You Can't Suck Forever: Getting Back Into the Writing Game

It's been more than two years since I wrote anything for this blog.  I have thought about it several times, but I each time I did, I felt as if I had nothing to contribute, nothing to say that had interest or value.  More so than anything, I think  my creative energies focused on fitting back into the working world by returning to teaching after an extended break, and figuring out how to balance home and job in the best way possible.  

I also had to find out who I was again, in the context of myself.  I had been solely Momma for six years and I needed to rediscover exactly who Melanie was.  I'm still working on it, and still surprising myself on occasion when I find a new facet of who I am.  The itch to write, however, has been resurfacing lately and getting harder and harder to ignore.  I feel rusty at it, but like I tell my students and my own children, the best solution for almost any problem is action.  You'll never know if you don't try.  So please forgive this attempt if it falls short, but getting back into the regular writing game is going to take some practice. It's kind of scary because I am used to being good at putting words together, to conveying a message.  I hate not being good at something I care about.  Nevertheless, I need to just suck it up and jump back into writing, even if  takes several attempts to get back to being coherent and well-written. As a friend of mine told me once when I was lamenting about using technology in the class room and my fear of screwing up, "You just need to go ahead and do it.  You can't suck at it forever."

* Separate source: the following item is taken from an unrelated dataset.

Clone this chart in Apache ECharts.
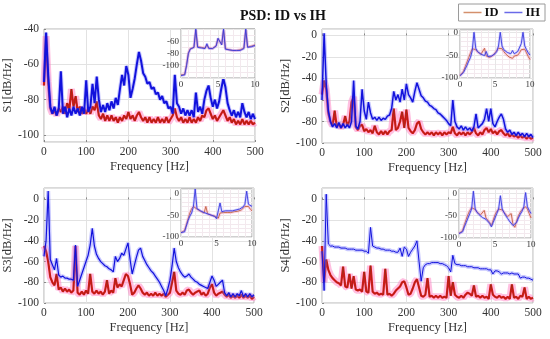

I just finished my third year as a social studies teacher for a small alternative high school, and for the most part, I have enjoyed every minute of it.  In addition to teaching several different courses and sponsoring clubs and classes, I jumped into becoming a member of the teacher's union. With both endeavors, I discovered that as I have aged my voice has become clearer and stronger.  Initially I worried that my break from teaching had caused me to lose my ability to teach well, to lose my sharpness and skill. However, I was very pleasantly surprised that my confidence regarding my skills and contributions became more solidified.  I actually think I am a better teacher now than I was when I worked for 11 years straight.  Taking that time to be a stay-at-home mother, facing financial difficulties, living through some very challenging personal issues, and having time to reflect and explore what's important in this life  gave me a better perspective on all different kinds of people, especially young people.  I think I am better able to empathize with students and the issues they bring with them to school because I have faced some of those issues first-hand.  Taking that time helped to clarify a lot of my ideas about what is important in teaching, and even though I had to play a lot of catch up with pedagogy and the best practices, I am a better teacher than I was before.  I am better a person than I was before, and I am fortunate that I can bring my improved self to the class room and share it with students.

I am at a point where I feel pretty balanced and centered in my life.  I think that's why I want to write again.  I don't know if I have anything of merit to say, but that's not really the point anyway.  It's a creative outlet and I have both the desire and the room for it again.  That makes me happy.  So, I am going to pursue it.  I am going to enjoy it, work at it, and get better at it.  It feels good to be back.